Monday, June 05, 2006

George Bush doesn't hate black people!

He hates poor people! Dur.

Obviously if you aren't contributing to the economy in massive amounts of overspending, you aren't human. This isn't a new concept. If you aren't consuming, you're nothing. If your wallet doth not overflow, thou dost not existh. It pisseth me offeth.

Purging the Poor

Of course! Because nothing would add class to a city known worldwide for beads and boobs than getting rid of the poor, and the black. Because you know, that's the problem in New Orleans. All the color. I mean, who wants diversity anyways? I'm not saying New Orleans is classless. It has rich people, poor people, and presumable middle class too. That's a whole lot of class. At least it used to.

"Listening to Drennen enthuse about the opportunities opened up by the storm, I was struck by his reference to African-Americans in New Orleans as "the minority community." At 67 percent of the population, they are in fact the clear majority, while whites like Drennen make up just 27 percent. It was no doubt a simple verbal slip, but I couldn't help feeling that it was also a glimpse into the desired demographics of the new-and-improved city being imagined by its white elite, one that won't have much room for Nyler or her neighbors who know how to fix houses. "I honestly don't know and I don't think anyone knows how they are going to fit in," Drennen said of the city's unemployed."

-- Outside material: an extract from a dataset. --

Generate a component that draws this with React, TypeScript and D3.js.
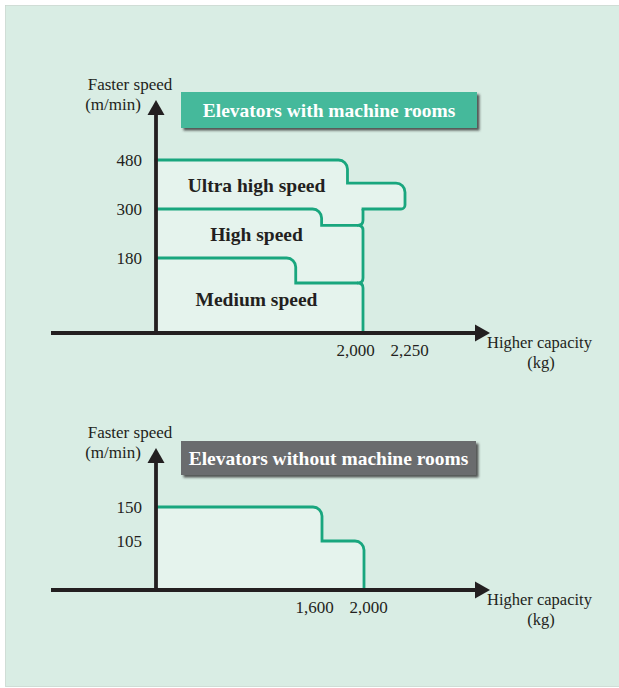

How about in all those vacant houses?
And what about the "Pro-Free-Market Ideas for Responding to Hurricane Katrina and High Gas Prices,"?
Brilliant ideas, like - Suspend wage laws
- Waive or repeal gas formulation (e.g. oxygenation) requirements under the Clean Air Act and related regulations.
- Allow drilling in the Arctic National Wildlife Refuge.
- Streamline the environmental hurdles to building new oil refineries.

And many more things to bend the laws and be pissed off about. Like I'm supposed to swallow this bs just because they tossed in a few vouchers? I hope no one notices we want to DRILL IN THE WILDLIFE REFUGE.

You'd think, for a man who looks like a monekey, he'd be for helping his animal brethren. He's probably jealous that they're smarter than he is, and can lick their own balls.